Entries supplied:
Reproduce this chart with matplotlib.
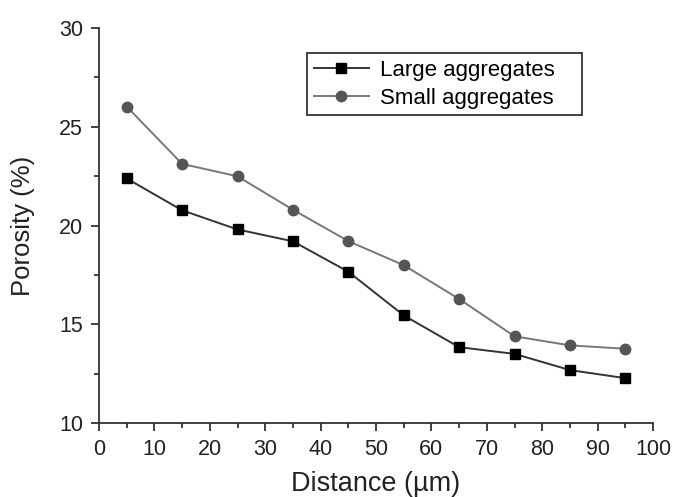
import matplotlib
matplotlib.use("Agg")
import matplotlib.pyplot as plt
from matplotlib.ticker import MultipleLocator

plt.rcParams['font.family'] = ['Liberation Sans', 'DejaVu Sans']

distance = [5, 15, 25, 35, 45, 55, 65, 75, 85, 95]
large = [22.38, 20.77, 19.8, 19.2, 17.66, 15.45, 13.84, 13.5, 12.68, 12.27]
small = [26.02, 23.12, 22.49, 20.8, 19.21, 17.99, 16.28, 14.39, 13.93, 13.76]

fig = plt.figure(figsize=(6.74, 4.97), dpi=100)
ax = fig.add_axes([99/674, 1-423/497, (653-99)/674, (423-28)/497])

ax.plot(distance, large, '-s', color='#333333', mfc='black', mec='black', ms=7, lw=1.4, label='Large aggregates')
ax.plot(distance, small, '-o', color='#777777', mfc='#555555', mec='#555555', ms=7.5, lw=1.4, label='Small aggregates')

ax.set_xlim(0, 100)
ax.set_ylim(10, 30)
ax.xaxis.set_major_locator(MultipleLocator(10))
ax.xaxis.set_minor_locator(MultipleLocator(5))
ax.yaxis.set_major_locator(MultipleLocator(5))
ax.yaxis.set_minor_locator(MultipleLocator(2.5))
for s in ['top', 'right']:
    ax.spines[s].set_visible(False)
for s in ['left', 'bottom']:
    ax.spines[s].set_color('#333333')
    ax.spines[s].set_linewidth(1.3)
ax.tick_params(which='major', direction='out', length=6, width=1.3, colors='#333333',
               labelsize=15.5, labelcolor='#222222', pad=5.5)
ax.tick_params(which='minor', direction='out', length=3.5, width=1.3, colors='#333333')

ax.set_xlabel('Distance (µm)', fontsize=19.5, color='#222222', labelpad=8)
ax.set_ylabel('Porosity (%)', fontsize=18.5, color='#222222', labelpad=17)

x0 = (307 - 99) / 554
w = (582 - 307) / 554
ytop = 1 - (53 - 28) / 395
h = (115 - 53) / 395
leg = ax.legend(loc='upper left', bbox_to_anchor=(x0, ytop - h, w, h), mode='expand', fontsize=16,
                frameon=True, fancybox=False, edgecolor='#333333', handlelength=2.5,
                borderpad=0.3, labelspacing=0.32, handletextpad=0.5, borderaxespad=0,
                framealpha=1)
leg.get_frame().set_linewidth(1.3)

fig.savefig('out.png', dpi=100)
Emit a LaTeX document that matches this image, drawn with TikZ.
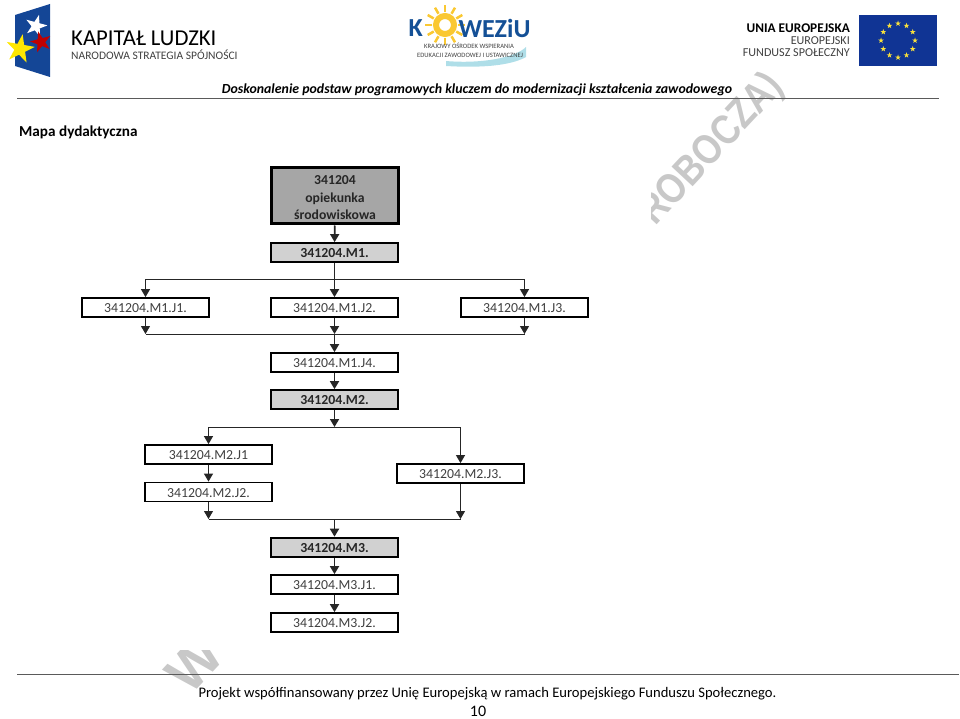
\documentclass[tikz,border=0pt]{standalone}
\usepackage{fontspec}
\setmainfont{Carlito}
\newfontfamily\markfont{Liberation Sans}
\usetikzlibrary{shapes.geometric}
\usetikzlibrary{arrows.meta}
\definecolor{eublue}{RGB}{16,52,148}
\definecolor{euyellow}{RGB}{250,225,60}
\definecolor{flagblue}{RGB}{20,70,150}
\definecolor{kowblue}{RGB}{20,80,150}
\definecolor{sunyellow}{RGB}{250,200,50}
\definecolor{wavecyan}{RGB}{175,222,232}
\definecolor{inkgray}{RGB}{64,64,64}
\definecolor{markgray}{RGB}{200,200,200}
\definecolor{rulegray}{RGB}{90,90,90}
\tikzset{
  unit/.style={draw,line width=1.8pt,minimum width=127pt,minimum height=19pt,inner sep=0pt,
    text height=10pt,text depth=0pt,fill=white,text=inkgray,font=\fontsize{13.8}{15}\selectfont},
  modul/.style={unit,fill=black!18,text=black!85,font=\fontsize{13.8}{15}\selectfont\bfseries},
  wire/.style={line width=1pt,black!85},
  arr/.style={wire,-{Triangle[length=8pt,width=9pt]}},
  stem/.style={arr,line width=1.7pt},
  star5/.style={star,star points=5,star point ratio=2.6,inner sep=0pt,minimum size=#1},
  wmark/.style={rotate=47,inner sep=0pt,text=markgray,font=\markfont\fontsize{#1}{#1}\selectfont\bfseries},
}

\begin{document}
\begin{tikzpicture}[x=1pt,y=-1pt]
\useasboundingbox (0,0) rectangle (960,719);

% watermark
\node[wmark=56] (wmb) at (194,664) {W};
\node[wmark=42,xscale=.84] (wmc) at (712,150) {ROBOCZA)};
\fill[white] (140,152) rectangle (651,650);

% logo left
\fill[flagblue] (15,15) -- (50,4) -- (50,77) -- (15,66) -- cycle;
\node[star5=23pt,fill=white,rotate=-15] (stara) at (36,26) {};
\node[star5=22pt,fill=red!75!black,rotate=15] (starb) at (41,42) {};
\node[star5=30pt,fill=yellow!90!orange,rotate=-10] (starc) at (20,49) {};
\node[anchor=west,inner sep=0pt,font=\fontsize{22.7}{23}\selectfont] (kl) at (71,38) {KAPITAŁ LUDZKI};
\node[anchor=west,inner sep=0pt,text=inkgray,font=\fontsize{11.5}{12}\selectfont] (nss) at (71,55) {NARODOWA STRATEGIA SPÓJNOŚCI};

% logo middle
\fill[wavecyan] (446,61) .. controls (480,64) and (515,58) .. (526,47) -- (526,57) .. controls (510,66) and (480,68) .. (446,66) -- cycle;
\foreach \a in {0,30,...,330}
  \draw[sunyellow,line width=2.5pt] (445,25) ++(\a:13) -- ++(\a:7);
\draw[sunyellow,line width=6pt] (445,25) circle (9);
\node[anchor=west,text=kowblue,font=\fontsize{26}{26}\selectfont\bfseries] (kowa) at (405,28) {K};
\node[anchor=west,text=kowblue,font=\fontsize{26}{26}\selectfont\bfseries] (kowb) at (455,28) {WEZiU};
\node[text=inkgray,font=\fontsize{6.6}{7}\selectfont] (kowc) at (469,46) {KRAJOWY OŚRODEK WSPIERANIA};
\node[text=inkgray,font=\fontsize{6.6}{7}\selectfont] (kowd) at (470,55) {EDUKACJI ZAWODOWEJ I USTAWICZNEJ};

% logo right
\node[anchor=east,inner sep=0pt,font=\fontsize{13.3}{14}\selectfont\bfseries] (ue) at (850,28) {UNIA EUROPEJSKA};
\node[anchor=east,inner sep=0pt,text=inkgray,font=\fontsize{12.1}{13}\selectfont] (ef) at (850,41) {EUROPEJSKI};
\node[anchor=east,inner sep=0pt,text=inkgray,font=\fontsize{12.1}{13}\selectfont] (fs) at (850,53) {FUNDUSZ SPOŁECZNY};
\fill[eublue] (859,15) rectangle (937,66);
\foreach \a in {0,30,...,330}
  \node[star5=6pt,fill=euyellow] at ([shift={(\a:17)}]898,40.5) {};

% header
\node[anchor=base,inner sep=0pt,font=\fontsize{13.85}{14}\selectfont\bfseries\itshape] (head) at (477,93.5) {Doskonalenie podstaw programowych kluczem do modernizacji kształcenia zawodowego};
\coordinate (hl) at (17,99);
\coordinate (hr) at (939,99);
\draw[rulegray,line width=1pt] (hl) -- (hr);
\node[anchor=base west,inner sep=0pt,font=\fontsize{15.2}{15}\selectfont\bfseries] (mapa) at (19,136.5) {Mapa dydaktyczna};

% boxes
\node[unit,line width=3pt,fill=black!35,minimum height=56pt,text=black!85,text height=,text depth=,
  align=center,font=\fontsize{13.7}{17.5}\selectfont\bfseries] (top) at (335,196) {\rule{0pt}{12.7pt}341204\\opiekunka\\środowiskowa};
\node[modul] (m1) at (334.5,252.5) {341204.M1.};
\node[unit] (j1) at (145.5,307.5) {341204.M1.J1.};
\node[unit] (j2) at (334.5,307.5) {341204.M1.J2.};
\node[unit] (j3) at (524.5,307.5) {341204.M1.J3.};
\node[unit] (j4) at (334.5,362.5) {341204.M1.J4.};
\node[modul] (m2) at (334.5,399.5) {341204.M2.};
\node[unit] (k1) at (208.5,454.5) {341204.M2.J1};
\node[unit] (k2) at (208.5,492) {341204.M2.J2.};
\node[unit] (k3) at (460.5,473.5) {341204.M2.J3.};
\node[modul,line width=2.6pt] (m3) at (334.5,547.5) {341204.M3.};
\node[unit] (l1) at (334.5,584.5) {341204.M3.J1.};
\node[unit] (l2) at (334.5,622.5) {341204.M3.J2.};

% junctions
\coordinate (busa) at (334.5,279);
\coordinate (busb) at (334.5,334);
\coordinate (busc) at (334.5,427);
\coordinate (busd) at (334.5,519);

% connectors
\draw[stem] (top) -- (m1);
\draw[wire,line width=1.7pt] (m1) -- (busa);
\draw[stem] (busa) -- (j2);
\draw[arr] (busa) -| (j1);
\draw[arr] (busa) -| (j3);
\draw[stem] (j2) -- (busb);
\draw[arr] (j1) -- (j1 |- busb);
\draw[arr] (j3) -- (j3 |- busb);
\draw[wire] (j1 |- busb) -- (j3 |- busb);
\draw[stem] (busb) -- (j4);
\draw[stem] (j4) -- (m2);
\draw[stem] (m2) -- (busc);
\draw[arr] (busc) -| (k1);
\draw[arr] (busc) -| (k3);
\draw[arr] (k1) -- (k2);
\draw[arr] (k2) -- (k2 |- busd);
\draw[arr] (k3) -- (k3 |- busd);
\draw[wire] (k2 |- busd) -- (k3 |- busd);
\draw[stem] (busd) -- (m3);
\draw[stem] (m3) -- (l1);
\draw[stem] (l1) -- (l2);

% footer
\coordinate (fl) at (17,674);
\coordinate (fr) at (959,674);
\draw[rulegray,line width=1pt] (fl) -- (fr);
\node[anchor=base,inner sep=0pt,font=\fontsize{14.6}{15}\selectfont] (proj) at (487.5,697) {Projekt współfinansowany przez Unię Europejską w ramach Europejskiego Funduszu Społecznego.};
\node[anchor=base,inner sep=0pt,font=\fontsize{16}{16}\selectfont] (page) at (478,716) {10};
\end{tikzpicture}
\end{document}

Given request: Search the data above for lines holding "with" and copy each of them.

Reply to the task:
Reproduce this chart with matplotlib.
Emit a LaTeX document that matches this image, drawn with TikZ.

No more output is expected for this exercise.